On the simplified tree graphs in gravity

TL;DR

This paper revises previous assumptions about pressure integrals in gravitational systems and derives Schwarzschild solutions using two different methods, highlighting the advantages of perturbation theory over traditional approaches.

Contribution

It introduces a simpler, more informative perturbation method for deriving Schwarzschild solutions in harmonic and isotropic coordinates, improving understanding of regional contributions.

Findings

Corrected the assumption about pressure volume integrals in gravity.

Derived Schwarzschild solutions using two different methods.

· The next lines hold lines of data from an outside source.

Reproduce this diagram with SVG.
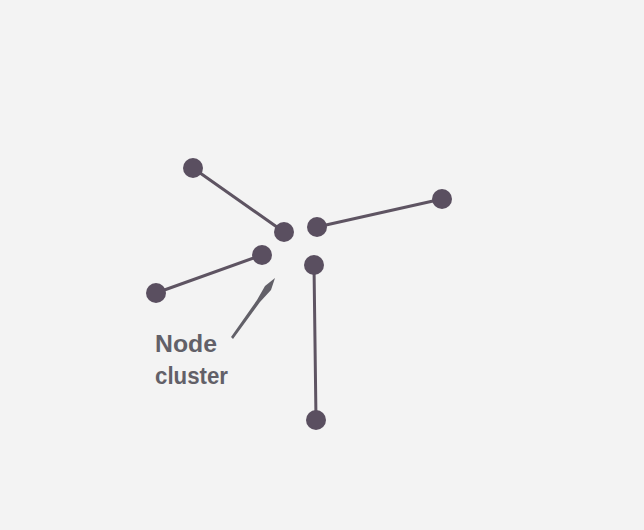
<svg xmlns="http://www.w3.org/2000/svg" width="644" height="530" viewBox="0 0 644 530">
<style>
.edge{stroke:#5e5462;stroke-width:3;stroke-linecap:round;fill:none}
.node{fill:#5a4f60}
.lbl{font-family:"Liberation Sans",Arial,sans-serif;font-size:23px;fill:#626068;font-weight:bold}
</style>
<rect width="644" height="530" fill="#f3f3f3"/>
<g id="connectors">
<line class="edge" x1="193" y1="168" x2="284" y2="232"/>
<line class="edge" x1="317" y1="227" x2="442" y2="199"/>
<line class="edge" x1="262" y1="255" x2="156" y2="293"/>
<line class="edge" x1="314" y1="265" x2="316" y2="420"/>
</g>
<g id="node-top-left"><circle class="node" cx="193" cy="168" r="10"/></g>
<g id="node-center-left"><circle class="node" cx="284" cy="232" r="10"/></g>
<g id="node-center-right"><circle class="node" cx="317" cy="227" r="10"/></g>
<g id="node-right"><circle class="node" cx="442" cy="199" r="10"/></g>
<g id="node-mid-left"><circle class="node" cx="262" cy="255" r="10"/></g>
<g id="node-left"><circle class="node" cx="156" cy="293" r="10"/></g>
<g id="node-center-bottom"><circle class="node" cx="314" cy="265" r="10"/></g>
<g id="node-bottom"><circle class="node" cx="316" cy="420" r="10"/></g>
<g id="label">
<polygon fill="#626068" points="275,278 271,290 260,302 233,339 231,337 257,300 265,286"/>
<text class="lbl" x="155" y="352" textLength="62" lengthAdjust="spacingAndGlyphs">Node</text>
<text class="lbl" x="155" y="384" textLength="73" lengthAdjust="spacingAndGlyphs">cluster</text>
</g>
</svg>
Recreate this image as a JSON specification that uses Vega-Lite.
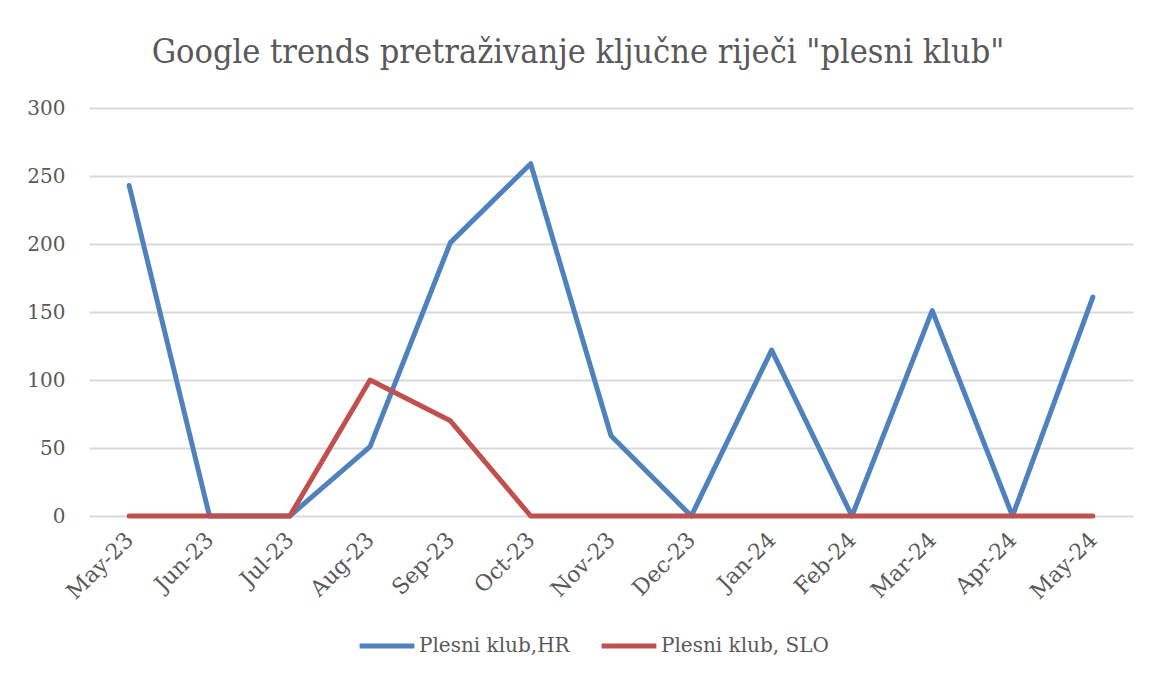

Showed the perturbation approach is simpler and more insightful.

Abstract

Firstly, I give the reason why is wrong my previously made assumption that the volume integral over the pressure may not be zero in a system where the gravitation plays no role in holding the system together. Secondly, in the first nonlinear approximation I obtain the inner and outer Schwarzschild solutions in harmonic and isotropic coordinates in two different ways. One way is to start from standard solution and make the appropriate coordinate transformation. The other way is to use the perturbation theory with elements of Schwinger and Weinberg source approach. This latter method is applicable in general case and it is useful to study all its peculiarities on known simple example such as Schwarzschild solution. It turns out that this method is simpler then S-metrics approach (previously made by Duff) and more informative as it it shows which contribution comes from what region of space.